Exercise instructions -> Identify each line below that contains the word "chart", and copy it out.

───── Recorded information ─────

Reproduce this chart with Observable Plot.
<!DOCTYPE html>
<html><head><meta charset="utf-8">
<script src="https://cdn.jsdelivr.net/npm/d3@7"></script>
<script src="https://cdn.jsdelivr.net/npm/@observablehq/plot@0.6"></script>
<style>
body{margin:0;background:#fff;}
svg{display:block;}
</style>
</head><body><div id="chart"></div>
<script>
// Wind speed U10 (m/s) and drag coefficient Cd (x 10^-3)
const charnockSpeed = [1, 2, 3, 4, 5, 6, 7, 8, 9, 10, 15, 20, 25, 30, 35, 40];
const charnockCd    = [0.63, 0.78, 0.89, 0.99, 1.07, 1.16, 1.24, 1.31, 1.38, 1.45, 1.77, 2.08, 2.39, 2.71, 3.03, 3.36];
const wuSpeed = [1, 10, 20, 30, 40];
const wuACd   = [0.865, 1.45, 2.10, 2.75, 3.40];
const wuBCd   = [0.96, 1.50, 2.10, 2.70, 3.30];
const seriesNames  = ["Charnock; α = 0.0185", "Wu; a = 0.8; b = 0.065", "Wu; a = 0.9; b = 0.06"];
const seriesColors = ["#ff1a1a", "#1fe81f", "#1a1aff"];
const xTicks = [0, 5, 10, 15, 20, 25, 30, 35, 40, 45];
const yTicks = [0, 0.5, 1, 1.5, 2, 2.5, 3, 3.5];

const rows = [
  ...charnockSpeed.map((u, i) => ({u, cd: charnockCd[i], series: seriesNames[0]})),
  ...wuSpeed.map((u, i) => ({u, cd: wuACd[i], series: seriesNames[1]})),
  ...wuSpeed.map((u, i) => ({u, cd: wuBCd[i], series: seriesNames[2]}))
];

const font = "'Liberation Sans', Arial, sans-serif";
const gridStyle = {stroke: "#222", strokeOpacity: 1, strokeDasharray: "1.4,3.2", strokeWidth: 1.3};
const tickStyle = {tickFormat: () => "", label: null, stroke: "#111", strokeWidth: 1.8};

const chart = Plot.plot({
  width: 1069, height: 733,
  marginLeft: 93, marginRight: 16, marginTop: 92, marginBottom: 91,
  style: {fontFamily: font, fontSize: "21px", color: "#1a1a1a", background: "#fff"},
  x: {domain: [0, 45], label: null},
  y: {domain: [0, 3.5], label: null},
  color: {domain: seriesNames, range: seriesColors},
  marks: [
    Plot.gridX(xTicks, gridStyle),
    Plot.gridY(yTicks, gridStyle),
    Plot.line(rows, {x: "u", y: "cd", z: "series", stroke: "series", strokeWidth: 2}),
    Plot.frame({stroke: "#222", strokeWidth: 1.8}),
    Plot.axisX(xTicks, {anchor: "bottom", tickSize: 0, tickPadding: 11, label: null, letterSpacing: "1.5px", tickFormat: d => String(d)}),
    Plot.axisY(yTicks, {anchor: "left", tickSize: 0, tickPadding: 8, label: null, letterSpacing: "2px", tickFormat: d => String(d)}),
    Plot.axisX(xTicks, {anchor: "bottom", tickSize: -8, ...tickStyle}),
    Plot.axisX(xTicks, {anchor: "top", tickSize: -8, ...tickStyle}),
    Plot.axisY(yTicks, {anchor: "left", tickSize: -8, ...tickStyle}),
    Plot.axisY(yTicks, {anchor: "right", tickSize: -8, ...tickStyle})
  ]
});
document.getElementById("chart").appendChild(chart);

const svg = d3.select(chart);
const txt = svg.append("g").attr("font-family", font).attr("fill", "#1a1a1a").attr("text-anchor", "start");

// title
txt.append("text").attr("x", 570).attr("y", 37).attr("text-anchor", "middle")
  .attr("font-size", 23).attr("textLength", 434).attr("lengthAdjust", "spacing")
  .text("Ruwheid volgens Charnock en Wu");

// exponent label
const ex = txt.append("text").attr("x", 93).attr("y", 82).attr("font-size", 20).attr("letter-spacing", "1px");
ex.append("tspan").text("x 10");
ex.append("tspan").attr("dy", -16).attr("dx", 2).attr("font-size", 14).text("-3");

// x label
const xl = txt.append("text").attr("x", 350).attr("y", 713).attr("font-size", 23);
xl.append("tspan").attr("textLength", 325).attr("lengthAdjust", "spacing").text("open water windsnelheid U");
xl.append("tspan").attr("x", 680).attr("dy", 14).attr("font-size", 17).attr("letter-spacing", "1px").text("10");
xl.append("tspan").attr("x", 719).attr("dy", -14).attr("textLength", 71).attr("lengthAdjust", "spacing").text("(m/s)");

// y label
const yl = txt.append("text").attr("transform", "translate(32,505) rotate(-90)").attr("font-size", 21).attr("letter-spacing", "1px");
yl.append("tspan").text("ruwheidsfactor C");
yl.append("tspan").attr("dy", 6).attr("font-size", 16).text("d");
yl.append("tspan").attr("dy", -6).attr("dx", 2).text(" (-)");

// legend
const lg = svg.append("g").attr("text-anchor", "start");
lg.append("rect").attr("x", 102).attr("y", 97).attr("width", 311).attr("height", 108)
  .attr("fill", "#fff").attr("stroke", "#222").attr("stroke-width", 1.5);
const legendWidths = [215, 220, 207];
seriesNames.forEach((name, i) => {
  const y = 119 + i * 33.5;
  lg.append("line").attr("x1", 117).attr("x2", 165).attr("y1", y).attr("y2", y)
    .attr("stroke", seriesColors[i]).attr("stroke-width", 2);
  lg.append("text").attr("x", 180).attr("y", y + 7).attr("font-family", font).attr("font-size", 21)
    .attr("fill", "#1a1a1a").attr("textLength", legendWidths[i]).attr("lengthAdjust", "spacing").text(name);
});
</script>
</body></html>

─────

Exercise answer ->
Reproduce this chart with Observable Plot.
</head><body><div id="chart"></div>
const chart = Plot.plot({
document.getElementById("chart").appendChild(chart);
const svg = d3.select(chart);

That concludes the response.